A worldview, or paradigm, is the set of experiences, beliefs, and values we carry inside of us, that affect how we see things. In the worldview of the missionaries in Jotham’s village, proper footwear and hats were seen as essential. It was also essential to teach Jotham to speak English, because that was considered more civilized, and therefore more Christian. Jotham’s challenge as he grew up was to hold on to heart of Christian message. You might say he needed to hold on to the baby, and not be afraid to pour out the bath water.
Our challenge, as Marcus Borg sees it, is to discern and cherish the heart of Christianity. To do this discerning, we may have to look closely at how much of what we accept as part of Christian faith is actually part of an older worldview or paradigm that may not be as useful or relevant in our time.
Borg ends the first chapter with an emphasis on the need to enter into what he calls an unending conversation about our faith. A man named Tim Scorer, who has a written a study guide to Borg’s book suggests that this conversation has three aspects to it. We receive what we have been given, what has been passed on to us. We interpret our faith, in light of life in the world we live in. We allow the faith we have been given to have its own voice in our current world.

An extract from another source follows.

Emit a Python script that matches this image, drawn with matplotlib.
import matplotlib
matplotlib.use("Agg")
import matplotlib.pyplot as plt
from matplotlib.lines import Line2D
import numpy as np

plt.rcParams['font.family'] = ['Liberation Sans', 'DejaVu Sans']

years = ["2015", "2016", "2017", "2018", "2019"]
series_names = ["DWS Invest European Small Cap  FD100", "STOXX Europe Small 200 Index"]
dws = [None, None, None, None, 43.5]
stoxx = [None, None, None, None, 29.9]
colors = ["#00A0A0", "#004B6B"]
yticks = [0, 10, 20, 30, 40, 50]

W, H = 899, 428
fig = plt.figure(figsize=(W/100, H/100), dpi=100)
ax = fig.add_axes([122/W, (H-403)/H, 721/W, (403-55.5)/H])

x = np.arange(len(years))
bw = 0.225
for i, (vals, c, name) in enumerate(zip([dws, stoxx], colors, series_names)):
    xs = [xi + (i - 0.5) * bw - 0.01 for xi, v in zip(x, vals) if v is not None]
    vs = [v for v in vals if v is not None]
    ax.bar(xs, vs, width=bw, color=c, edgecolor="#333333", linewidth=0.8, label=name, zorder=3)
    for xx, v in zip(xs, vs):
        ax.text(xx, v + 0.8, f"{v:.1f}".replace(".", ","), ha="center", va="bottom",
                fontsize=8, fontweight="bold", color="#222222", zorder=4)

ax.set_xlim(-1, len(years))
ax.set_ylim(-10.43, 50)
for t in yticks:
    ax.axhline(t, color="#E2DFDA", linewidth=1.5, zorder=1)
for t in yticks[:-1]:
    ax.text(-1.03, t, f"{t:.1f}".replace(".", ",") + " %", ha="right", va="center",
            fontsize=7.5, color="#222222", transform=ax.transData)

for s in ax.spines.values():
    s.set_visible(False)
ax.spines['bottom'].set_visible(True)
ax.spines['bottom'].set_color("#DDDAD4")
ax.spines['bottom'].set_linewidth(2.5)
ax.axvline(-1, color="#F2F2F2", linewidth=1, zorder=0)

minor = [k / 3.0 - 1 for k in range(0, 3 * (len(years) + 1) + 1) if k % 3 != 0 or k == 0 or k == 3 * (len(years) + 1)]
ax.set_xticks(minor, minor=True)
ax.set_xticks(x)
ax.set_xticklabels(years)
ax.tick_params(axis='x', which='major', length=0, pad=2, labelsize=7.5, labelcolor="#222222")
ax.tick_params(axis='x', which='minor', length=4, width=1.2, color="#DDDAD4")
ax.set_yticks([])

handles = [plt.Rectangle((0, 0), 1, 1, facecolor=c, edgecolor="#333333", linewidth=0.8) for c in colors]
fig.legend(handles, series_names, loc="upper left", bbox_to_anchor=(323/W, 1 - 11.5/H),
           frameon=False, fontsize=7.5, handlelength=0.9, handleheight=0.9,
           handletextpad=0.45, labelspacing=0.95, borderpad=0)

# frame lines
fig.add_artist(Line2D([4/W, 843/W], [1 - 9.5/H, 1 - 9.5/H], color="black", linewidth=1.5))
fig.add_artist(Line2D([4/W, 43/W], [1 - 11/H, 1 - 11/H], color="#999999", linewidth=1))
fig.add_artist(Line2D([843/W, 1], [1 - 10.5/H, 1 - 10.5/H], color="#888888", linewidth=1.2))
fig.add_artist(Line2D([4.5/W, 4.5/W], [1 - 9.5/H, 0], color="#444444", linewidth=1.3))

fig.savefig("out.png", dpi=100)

Borg identifies 4 basic questions as major areas for conversation in a time of changing paradigms, that we will look at as we make our way through his book:
The Bible’s Origin: Is it a Divine Product, or a human response to God?
Interpreting the Bible: Do we read it as literally true, or do we allow that it could also be metaphorical?
The Function of the Bible: Does it reveal God’s final word on issues of faith and morality, or can we see it as part of an ongoing human effort to know what the Spirit of God is saying to us?
Christian Life: Is it all about believing and doing what is needed to get saved, so that we will go to heaven, or is it about an ongoing, transforming relationship with God in this life?
I have a few copies of Borg’s book left if anyone wants to buy one. I will be around at coffee time after worship so we can talk. I am looking forward to this ongoing conversation.